We're rethinking how this works after we switch to F#. Maybe .fsx files?
Sometimes, hopefully rarely, you want to interactively run some code against the production
database. This is generally to facilitate/backfill a data migration. The most common
method for doing so is adding an OCaml file with a let () = ...
section (ie. a main
)
to backend/bin
, and a compilation stanza for it to backend/bin/dune
so that it gets built.
The program will be built to _build/default/backend/bin/
(note: this is inside the attached
volume, so you can only see this from inside the container).
Once you have a binary built locally, you have two options for running it in production:
This approach should be used for irregular, non-repeating scripts like a data migration.
Before you begin: You should pause deployments (see docs/kubectl-rollout.md
), so the machine you're
working on doesn't get terminated.
Get an active pod name via kubectl get pods
. You should use one of the
bwd-deployment
or editor-deployment
pods as they're set up to run any
backend application (ie. they definitely have the runtime libraries to support
any dependency specified in the backend).
To do the copy:
kubectl cp _build/default/backend/bin/foo.exe $PODNAME:/home/dark/bin -c bwd-ctr
To execute the copied binary:
kubectl exec -it $PODNAME -c bwd-ctr bin/foo.exe
REMINDER: Unpause deployments once done (see docs/kubectl-rollout.md
)
You should use this approach if you have a script that you always want available on every production box, maybe to aid debugging a live process.

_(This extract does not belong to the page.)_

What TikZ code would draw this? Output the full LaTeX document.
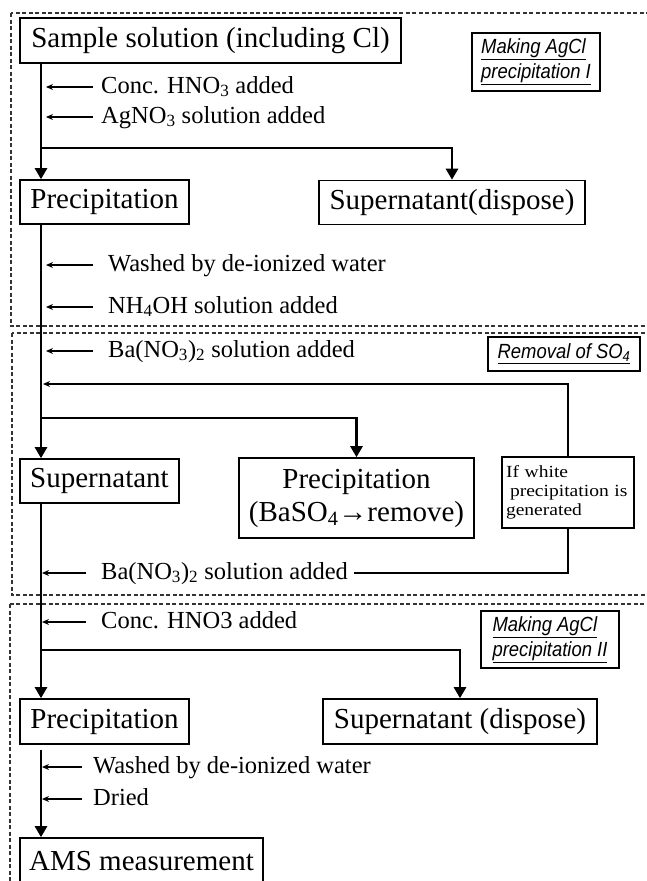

Simply copy the binary into the directory that gets mounted into the containers
when being built in scripts/deployment/_gcp-build-containers
. It'll look something like a
cp -f _build/default/backend/bin/foo.exe "$DIR/bin"
command before the invocation of docker build
that's relevant to you. At time of writing, there's an
example in gcp-build-containers
of emergency_login_script.exe
doing this.
You'll also need to add the built filepath (eg. _build/default/backend/bin/foo.exe
) to the paths
array in the persist_to_workspace
step of build-backend
in .circleci/config.yml
to ensure the file makes it from the initial compile stage to the build/deploy containers stage.